Fleming argues that the district court improperly applied the legal standard for EAJA fees. He contends that the district court's reasoning in finding substantial justification based upon the government's harmless error argument amounts to a post hoc justification of the ALJ's decision. We disagree. With this argument, plaintiff conflates the merits analysis of whether the government's legal position was wrongwhich is not in disputewith the determination whether its position was substantially justified. Fleming's approach to assessing substantial justification applies twenty-twenty hindsight, rather than examining the government's position as it was litigated. See Pierce, 487 U.S. at 566 n.2. (noting that government's "position can be justified even though it is not correct"); Gonzales v. Free Speech Coalition, 408 F.3d 613, 620 (9th Cir. 2005) (observing importance of avoiding hindsight in assessing government's position).
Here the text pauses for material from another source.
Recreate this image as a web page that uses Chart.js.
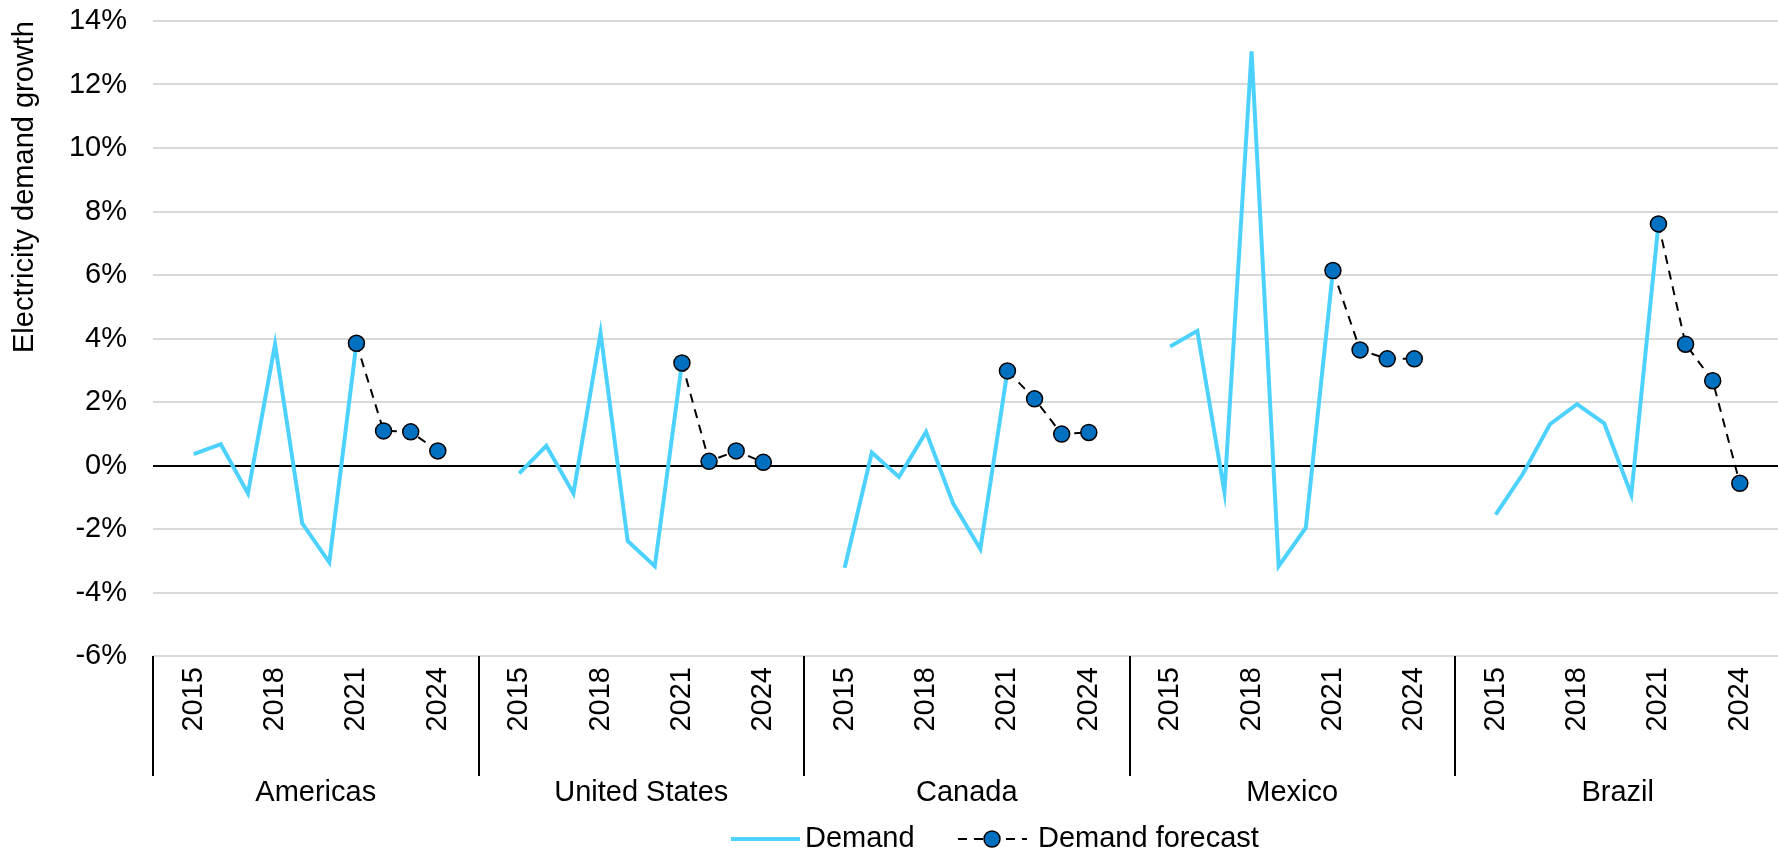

The district court did not make legally inconsistent findings regarding substantial evidence, as the plaintiff contends. On the merits, the district court considered whether there was substantial evidence to support the ALJ's decision and found that there was not. In subsequently deciding Fleming's fee motion, the court assessed whether it was reasonable in law and in fact for the Commissioner to argue there was substantial evidence. See Fulton v. Heckler, 784 F.2d 348, 349 (10th Cir. 1986). In reversing and remanding on the merits, the district court declined the Commissioner's invitation, under a harmless error analysis, to supply the missing RFC findings regarding standing and walking. However, in denying Fleming's fee motion, the district court held it was not unreasonable for the Commissioner to concede the ALJ's error, yet argue it was harmless, even though that position did not ultimately carry the day. The district court found the government's position to be substantially justified in this case, not because the error was harmless, but because it was not unreasonable under the circumstances of this case to argue that it was harmless.
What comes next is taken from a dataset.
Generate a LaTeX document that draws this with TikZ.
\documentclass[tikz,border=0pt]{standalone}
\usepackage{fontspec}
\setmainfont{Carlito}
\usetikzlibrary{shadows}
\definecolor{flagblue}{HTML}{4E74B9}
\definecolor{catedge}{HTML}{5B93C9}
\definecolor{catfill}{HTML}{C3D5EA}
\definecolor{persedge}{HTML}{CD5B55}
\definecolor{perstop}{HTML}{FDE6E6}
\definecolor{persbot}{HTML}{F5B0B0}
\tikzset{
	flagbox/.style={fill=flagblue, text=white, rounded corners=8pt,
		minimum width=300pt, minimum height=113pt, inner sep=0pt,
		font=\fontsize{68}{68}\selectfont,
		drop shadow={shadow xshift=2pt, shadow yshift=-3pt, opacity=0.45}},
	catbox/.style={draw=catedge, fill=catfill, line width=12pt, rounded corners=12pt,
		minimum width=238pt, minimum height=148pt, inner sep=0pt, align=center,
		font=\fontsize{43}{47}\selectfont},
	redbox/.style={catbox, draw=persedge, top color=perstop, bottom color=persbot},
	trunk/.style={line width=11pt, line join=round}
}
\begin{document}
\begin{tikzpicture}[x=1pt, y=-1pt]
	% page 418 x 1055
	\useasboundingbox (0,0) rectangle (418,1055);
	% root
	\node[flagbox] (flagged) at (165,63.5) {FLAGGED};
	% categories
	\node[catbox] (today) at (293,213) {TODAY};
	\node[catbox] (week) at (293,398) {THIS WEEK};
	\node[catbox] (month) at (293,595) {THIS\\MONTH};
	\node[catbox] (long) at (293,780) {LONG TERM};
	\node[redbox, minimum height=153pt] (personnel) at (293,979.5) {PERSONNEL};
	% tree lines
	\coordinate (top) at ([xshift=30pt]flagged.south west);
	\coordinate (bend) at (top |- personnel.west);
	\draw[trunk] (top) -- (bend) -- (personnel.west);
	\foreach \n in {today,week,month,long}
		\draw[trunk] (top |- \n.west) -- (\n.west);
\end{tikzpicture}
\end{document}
Based on our review of the record and given our deferential standard of review, we cannot conclude that the district court abused its discretion. It appropriately considered whether the government's position was reasonable in law and fact, under circumstances as to which reasonable minds could differ. See Pierce, 487 U.S. at 565. We do not find that the district court was arbitrary, capricious or exercised manifestly unreasonable judgment in reaching its conclusion that the government's position was substantially justified. See Moothart, 21 F.3d at 1504-05. Because we do not have a definite and firm conviction that the lower court made a clear error of judgment or exceeded the bounds of permissible choice, the trial court's decision will not be disturbed. See id. at 1504.
The judgment of the district court is AFFIRMED.
Entered for the Court
*. After examining the briefs and appellate record, this panel has determined unanimously to grant the parties' request for a decision on the briefs without oral argument. See Fed. R. App. P. 34(f); 10th Cir. R. 34.1(G). The case is therefore ordered submitted without oral argument. This order and judgment is not binding precedent, except under the doctrines of law of the case, res judicata, and collateral estoppel. The court generally disfavors the citation of orders and judgments; nevertheless, an order and judgment may be cited under the terms and conditions of 10th Cir. R. 36.3.